§ Exercise directions: Extract, in full, the lines below, beginning at the first and ending with the line that contains "(capA) at (162,264)". Pictures do not belong in the copy.

§ Material provided:
____
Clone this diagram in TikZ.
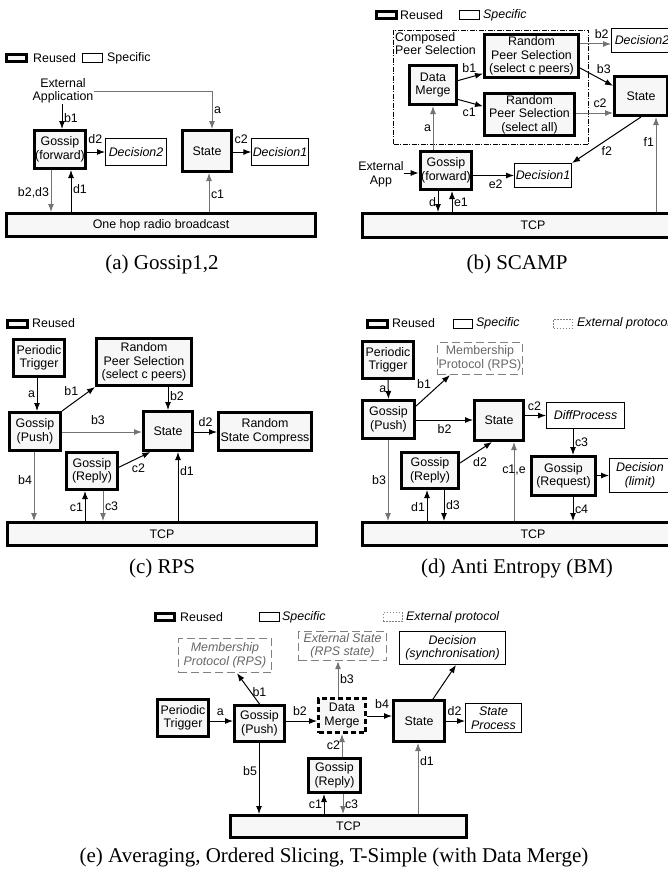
\documentclass[tikz,border=0pt]{standalone}
\usepackage{fontspec}
\setmainfont{Liberation Serif}
\setsansfont{Liberation Sans}
\usetikzlibrary{arrows.meta}

\newcommand\boxfont{\sffamily\fontsize{12.4}{13.5}\selectfont}
\newcommand\capfont{\rmfamily\fontsize{21}{25}\selectfont}

\tikzset{
  reused/.style={draw, line width=3pt, fill=black!3, align=center, inner sep=1pt, font=\boxfont},
  spec/.style={draw, line width=1pt, fill=white, align=center, inner sep=1pt, font=\boxfont\itshape},
  extp/.style={draw=black!50, line width=1.3pt, dash pattern=on 8pt off 4pt, align=center, inner sep=1pt, text=black!60, font=\boxfont},
  extpi/.style={extp, font=\boxfont\itshape},
  legtxt/.style={anchor=west, inner sep=0pt, font=\boxfont},
  legext/.style={draw=black!50, line width=1pt, dash pattern=on 1.5pt off 1.5pt},
  lbl/.style={inner sep=1.5pt, font=\boxfont},
  arr/.style={-{Latex[length=8pt,width=6pt]}, line width=1pt},
  arrg/.style={arr, draw=black!55},
  captxt/.style={font=\capfont}
}

\begin{document}
\begin{tikzpicture}[x=1pt, y=-1pt]
  \useasboundingbox (0,0) rectangle (668,875);
  \clip (0,0) rectangle (668,875);

  % (a) Gossip1,2
  \node[reused, minimum width=20, minimum height=7] (lgRa) at (16.5,58) {};
  \node[legtxt] (lgRaT) at (33,58) {Reused};
  \node[spec, minimum width=20, minimum height=9] (lgSa) at (92.5,58) {};
  \node[legtxt] (lgSaT) at (107,58) {Specific};
  \node[align=center, inner sep=0pt, font=\boxfont] (extA) at (63,91) {External\\Application};
  \node[reused, minimum width=51, minimum height=38] (gosA) at (60,149.5) {Gossip\\(forward)};
  \node[spec, minimum width=61, minimum height=27] (decA2) at (136,152) {Decision2};
  \node[reused, minimum width=49, minimum height=41] (stA) at (207,151) {State};
  \node[spec, minimum width=55, minimum height=27] (decA1) at (280,152) {Decision1};
  \node[reused, minimum width=309, minimum height=23] (bcA) at (161,225) {One hop radio broadcast};
  \node[captxt] (capA) at (162,264) {(a) Gossip1,2};

  \draw[arr] (62,0 |- extA.south) -- node[lbl, right, pos=.55] {b1} (62,0 |- gosA.north);
  \draw[arrg] (extA.east) -| node[lbl, right, pos=.75] {a} (212,0 |- stA.north);
  \draw[arr] (gosA.east |- decA2.west) -- node[lbl, above=6pt, pos=.45] {d2} (decA2.west);
  \draw[arr] (stA.east |- decA1.west) -- node[lbl, above=6pt, pos=.45] {c2} (decA1.west);
  \draw[arrg] (51,0 |- gosA.south) -- node[lbl, left, pos=.55] {b2,d3} (51,0 |- bcA.north);
  \draw[arr] (71,0 |- bcA.north) -- node[lbl, right, pos=.55] {d1} (71,0 |- gosA.south);
  \draw[arrg] (209,0 |- bcA.north) -- node[lbl, right, pos=.45] {c1} (209,0 |- stA.south);

  % (b) SCAMP
  \node[reused, minimum width=20, minimum height=7] (lgRb) at (386,15.5) {};
  \node[legtxt] (lgRbT) at (400,15.5) {Reused};
  \node[spec, minimum width=20, minimum height=9] (lgSb) at (469,15.5) {};
  \node[legtxt, font=\boxfont\itshape] (lgSbT) at (483,15.5) {Specific};
  \node[draw, line width=1pt, dash pattern=on 5pt off 1.5pt on 1pt off 1.5pt, minimum width=195, minimum height=114] (compB) at (491,87.5) {};
  \node[anchor=north west, align=left, inner sep=2pt, font=\boxfont] (compBT) at (compB.north west) {Composed\\Peer Selection};
  \node[reused, minimum width=47, minimum height=39] (dmB) at (433,85) {Data\\Merge};
  \node[reused, minimum width=94, minimum height=43] (rp1B) at (531.5,56) {Random\\Peer Selection\\(select c peers)};
  \node[reused, minimum width=90, minimum height=42] (rp2B) at (529.5,114.5) {Random\\Peer Selection\\(select all)};
  \node[reused, minimum width=53, minimum height=39] (stB) at (641,96) {State};
  \node[spec, minimum width=61, minimum height=24] (decB2) at (642,40.5) {Decision2};
  \node[reused, minimum width=51, minimum height=38] (gosB) at (446,170.5) {Gossip\\(forward)};
  \node[align=center, inner sep=0pt, font=\boxfont] (extB) at (381,174.5) {External\\App};
  \node[spec, minimum width=57, minimum height=24] (decB1) at (543,175.5) {Decision1};
  \node[reused, minimum width=341, minimum height=24] (tcpB) at (533,225.5) {TCP};
  \node[captxt] (capB) at (517,264) {(b) SCAMP};

  \draw[arr] (dmB.10) -- node[lbl, above=3pt, pos=.45] {b1} (rp1B.200);
  \draw[arr] (dmB.-30) -- node[lbl, below=3pt, pos=.45] {c1} (rp2B.170);
  \draw[arrg] (rp1B.east |- 0,44) -- node[lbl, above=3pt, pos=.7] {b2} (decB2.west |- 0,44);
  \draw[arr] (rp1B.east |- 0,68) -- node[lbl, above right, pos=.45] {b3} (stB.160);
  \draw[arrg] (rp2B.east |- 0,113) -- node[lbl, above=3pt, pos=.65] {c2} (stB.west |- 0,113);
  \draw[arrg] (dmB.south |- gosB.north) -- node[lbl, left, pos=.5] {a} (dmB.south);
  \draw[arr] (extB.east |- 0,173) -- (gosB.west |- 0,173);
  \draw[arr] (gosB.east |- decB1.west) -- node[lbl, below=2pt, pos=.55] {e2} (decB1.west);
  \draw[arr] (stB.south) -- node[lbl, below right, pos=.6] {f2} (decB1.north east);
  \draw[arrg] (656,0 |- tcpB.north) -- node[lbl, left, pos=.74] {f1} (656,0 |- stB.south);
  \draw[arr] (438,0 |- gosB.south) -- node[lbl, left, pos=.55] {d} (438,0 |- tcpB.north);
  \draw[arr] (452,0 |- tcpB.north) -- node[lbl, right, pos=.45] {e1} (452,0 |- gosB.south);

  % (c) RPS
  \node[reused, minimum width=20, minimum height=7] (lgRc) at (17,323.5) {};
  \node[legtxt] (lgRcT) at (32,323.5) {Reused};
  \node[reused, minimum width=51, minimum height=37] (ptC) at (39,358) {Periodic\\Trigger};
  \node[reused, minimum width=95, minimum height=47] (rpC) at (144,362) {Random\\Peer Selection\\(select c peers)};
  \node[reused, minimum width=51, minimum height=38] (gpC) at (35,431.5) {Gossip\\(Push)};
  \node[reused, minimum width=49, minimum height=39] (stC) at (168,431) {State};
  \node[reused, minimum width=93, minimum height=38] (rscC) at (265,431.5) {Random\\State Compress};
  \node[reused, minimum width=51, minimum height=37] (grC) at (92,471) {Gossip\\(Reply)};
  \node[reused, minimum width=309, minimum height=23] (tcpC) at (162,534) {TCP};
  \node[captxt] (capC) at (162,568) {(c) RPS};

  \draw[arr] (37,0 |- ptC.south) -- node[lbl, left, pos=.5] {a} (37,0 |- gpC.north);
  \draw[arr] (gpC.north east) -- node[lbl, above left, pos=.55] {b1} (rpC.south west);
  \draw[arr] (stC.north |- rpC.south) -- node[lbl, right, pos=.4] {b2} (stC.north);
  \draw[arrg] (gpC.east |- 0,432) -- node[lbl, above=5pt, pos=.45] {b3} (stC.west |- 0,432);
  \draw[arr] (stC.east |- 0,432) -- node[lbl, above=3pt, pos=.5] {d2} (rscC.west |- 0,432);
  \draw[arr] (grC.8) -- node[lbl, below right, pos=.35] {c2} (stC.230);
  \draw[arr] (178,0 |- tcpC.north) -- node[lbl, right, pos=.72] {d1} (178,0 |- stC.south);
  \draw[arrg] (34,0 |- gpC.south) -- node[lbl, left, pos=.4] {b4} (34,0 |- tcpC.north);
  \draw[arr] (85,0 |- tcpC.north) -- node[lbl, left, pos=.45] {c1} (85,0 |- grC.south);
  \draw[arrg] (103,0 |- grC.south) -- node[lbl, right, pos=.5] {c3} (103,0 |- tcpC.north);

  % (d) Anti Entropy (BM)
  \node[reused, minimum width=20, minimum height=7] (lgRd) at (377,323.5) {};
  \node[legtxt] (lgRdT) at (392,323.5) {Reused};
  \node[spec, minimum width=19, minimum height=9] (lgSd) at (463,323.5) {};
  \node[legtxt, font=\boxfont\itshape] (lgSdT) at (476,323.5) {Specific};
  \node[legext, minimum width=19, minimum height=9] (lgEd) at (563,323.5) {};
  \node[legtxt, font=\boxfont\itshape] (lgEdT) at (577,323.5) {External protocol};
  \node[reused, minimum width=51, minimum height=37] (ptD) at (388,360) {Periodic\\Trigger};
  \node[extp, minimum width=85, minimum height=32] (mpD) at (480,358.5) {Membership\\Protocol (RPS)};
  \node[reused, minimum width=52, minimum height=38] (gpD) at (388.5,419.5) {Gossip\\(Push)};
  \node[reused, minimum width=49, minimum height=40] (stD) at (499,420.5) {State};
  \node[spec, minimum width=78, minimum height=26] (dpD) at (585.5,415.5) {DiffProcess};
  \node[reused, minimum width=64, minimum height=39] (grqD) at (563.5,476) {Gossip\\(Request)};
  \node[spec, minimum width=61, minimum height=34] (dlD) at (640,475.5) {Decision\\(limit)};
  \node[reused, minimum width=57, minimum height=36] (grD) at (430,470.5) {Gossip\\(Reply)};
  \node[reused, minimum width=341, minimum height=23] (tcpD) at (533,534) {TCP};
  \node[captxt] (capD) at (517,568) {(d) Anti Entropy (BM)};

  \draw[arr] (ptD.south) -- node[lbl, left, pos=.5] {a} (gpD.north);
  \draw[arr] (gpD.26) -- node[lbl, above left, pos=.5] {b1} (mpD.209);
  \draw[arr] (gpD.east |- 0,420) -- node[lbl, below=3pt, pos=.5] {b2} (stD.west |- 0,420);
  \draw[arr] (stD.east |- dpD.west) -- node[lbl, above=3pt, pos=.45] {c2} (dpD.west);
  \draw[arr] (573,0 |- dpD.south) -- node[lbl, right, pos=.5] {c3} (573,0 |- grqD.north);
  \draw[arr] (grqD.east |- dlD.west) -- (dlD.west);
  \draw[arr] (573,0 |- grqD.south) -- node[lbl, right, pos=.5] {c4} (573,0 |- tcpD.north);
  \draw[arr] (grD.14) -- node[lbl, below right, pos=.35] {d2} (stD.252);
  \draw[arrg] (514,0 |- tcpD.north) -- node[lbl, pos=.65] {c1,e} (514,0 |- stD.south);
  \draw[arrg] (388,0 |- gpD.south) -- node[lbl, left, pos=.5] {b3} (388,0 |- tcpD.north);
  \draw[arr] (427,0 |- tcpD.north) -- node[lbl, left, pos=.45] {d1} (427,0 |- grD.south);
  \draw[arr] (444,0 |- grD.south) -- node[lbl, right, pos=.5] {d3} (444,0 |- tcpD.north);

  % (e) Averaging, Ordered Slicing, T-Simple
  \node[reused, minimum width=19, minimum height=7] (lgRe) at (164.5,617) {};
  \node[legtxt] (lgReT) at (180,617) {Reused};
  \node[spec, minimum width=20, minimum height=9] (lgSe) at (269,617) {};
  \node[legtxt, font=\boxfont\itshape] (lgSeT) at (282,617) {Specific};
  \node[legext, minimum width=19, minimum height=9] (lgEe) at (392.5,617) {};
  \node[legtxt, font=\boxfont\itshape] (lgEeT) at (406,617) {External protocol};
  \node[extpi, minimum width=93, minimum height=34] (mpE) at (225,655.5) {Membership\\Protocol (RPS)};
  \node[extpi, minimum width=88, minimum height=29] (esE) at (342.5,646) {External State\\(RPS state)};
  \node[spec, minimum width=106, minimum height=33] (dsE) at (452.5,648) {Decision\\(synchronisation)};
  \node[reused, minimum width=51, minimum height=37] (ptE) at (183,718) {Periodic\\Trigger};
  \node[reused, minimum width=50, minimum height=36] (gpE) at (259.5,723.5) {Gossip\\(Push)};
  \node[reused, dash pattern=on 5pt off 3pt, minimum width=47, minimum height=34] (dmE) at (342,715.5) {Data\\Merge};
  \node[reused, minimum width=51, minimum height=41] (stE) at (419,721) {State};
  \node[spec, minimum width=56, minimum height=29] (spE) at (493.5,718) {State\\Process};
  \node[reused, minimum width=52, minimum height=34] (grE) at (334.5,775.5) {Gossip\\(Reply)};
  \node[reused, minimum width=236, minimum height=22] (tcpE) at (348.5,826.5) {TCP};
  \node[captxt] (capE) at (334,857) {(e) Averaging, Ordered Slicing, T-Simple (with Data Merge)};

  \draw[arr] (ptE.east |- 0,721) -- node[lbl, above=3pt, pos=.45] {a} (gpE.west |- 0,721);
  \draw[arr] (gpE.north) -- node[lbl, right, pos=.4] {b1} (237,0 |- mpE.south);
  \draw[arr] (gpE.east |- 0,721) -- node[lbl, above=3pt, pos=.45] {b2} (dmE.west |- 0,721);
  \draw[arrg] (338,0 |- dmE.north) -- node[lbl, right, pos=.5] {b3} (338,0 |- esE.south);
  \draw[arr] (dmE.east |- 0,716) -- node[lbl, above=5pt, pos=.6] {b4} (stE.west |- 0,716);
  \draw[arr] (433,0 |- stE.north) -- (456,0 |- dsE.south);
  \draw[arr] (stE.east) -- node[lbl, above=3pt, pos=.45] {d2} (stE.east -| spE.west);
  \draw[arrg] (342,0 |- grE.north) -- node[lbl, left, pos=.5] {c2} (342,0 |- dmE.south);
  \draw[arr] (259,0 |- gpE.south) -- node[lbl, left, pos=.4] {b5} (259,0 |- tcpE.north);
  \draw[arr] (324,0 |- tcpE.north) -- node[lbl, left, pos=.5] {c1} (324,0 |- grE.south);
  \draw[arrg] (343,0 |- grE.south) -- node[lbl, right, pos=.5] {c3} (343,0 |- tcpE.north);
  \draw[arrg] (418,0 |- tcpE.north) -- node[lbl, right, pos=.75] {d1} (418,0 |- stE.south);
\end{tikzpicture}
\end{document}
____
§ Solution for this exercise:
Clone this diagram in TikZ.
\documentclass[tikz,border=0pt]{standalone}
\usepackage{fontspec}
\setmainfont{Liberation Serif}
\setsansfont{Liberation Sans}
\usetikzlibrary{arrows.meta}

\newcommand\boxfont{\sffamily\fontsize{12.4}{13.5}\selectfont}
\newcommand\capfont{\rmfamily\fontsize{21}{25}\selectfont}

\tikzset{
  reused/.style={draw, line width=3pt, fill=black!3, align=center, inner sep=1pt, font=\boxfont},
  spec/.style={draw, line width=1pt, fill=white, align=center, inner sep=1pt, font=\boxfont\itshape},
  extp/.style={draw=black!50, line width=1.3pt, dash pattern=on 8pt off 4pt, align=center, inner sep=1pt, text=black!60, font=\boxfont},
  extpi/.style={extp, font=\boxfont\itshape},
  legtxt/.style={anchor=west, inner sep=0pt, font=\boxfont},
  legext/.style={draw=black!50, line width=1pt, dash pattern=on 1.5pt off 1.5pt},
  lbl/.style={inner sep=1.5pt, font=\boxfont},
  arr/.style={-{Latex[length=8pt,width=6pt]}, line width=1pt},
  arrg/.style={arr, draw=black!55},
  captxt/.style={font=\capfont}
}

\begin{document}
\begin{tikzpicture}[x=1pt, y=-1pt]
  \useasboundingbox (0,0) rectangle (668,875);
  \clip (0,0) rectangle (668,875);

  % (a) Gossip1,2
  \node[reused, minimum width=20, minimum height=7] (lgRa) at (16.5,58) {};
  \node[legtxt] (lgRaT) at (33,58) {Reused};
  \node[spec, minimum width=20, minimum height=9] (lgSa) at (92.5,58) {};
  \node[legtxt] (lgSaT) at (107,58) {Specific};
  \node[align=center, inner sep=0pt, font=\boxfont] (extA) at (63,91) {External\\Application};
  \node[reused, minimum width=51, minimum height=38] (gosA) at (60,149.5) {Gossip\\(forward)};
  \node[spec, minimum width=61, minimum height=27] (decA2) at (136,152) {Decision2};
  \node[reused, minimum width=49, minimum height=41] (stA) at (207,151) {State};
  \node[spec, minimum width=55, minimum height=27] (decA1) at (280,152) {Decision1};
  \node[reused, minimum width=309, minimum height=23] (bcA) at (161,225) {One hop radio broadcast};
  \node[captxt] (capA) at (162,264) {(a) Gossip1,2};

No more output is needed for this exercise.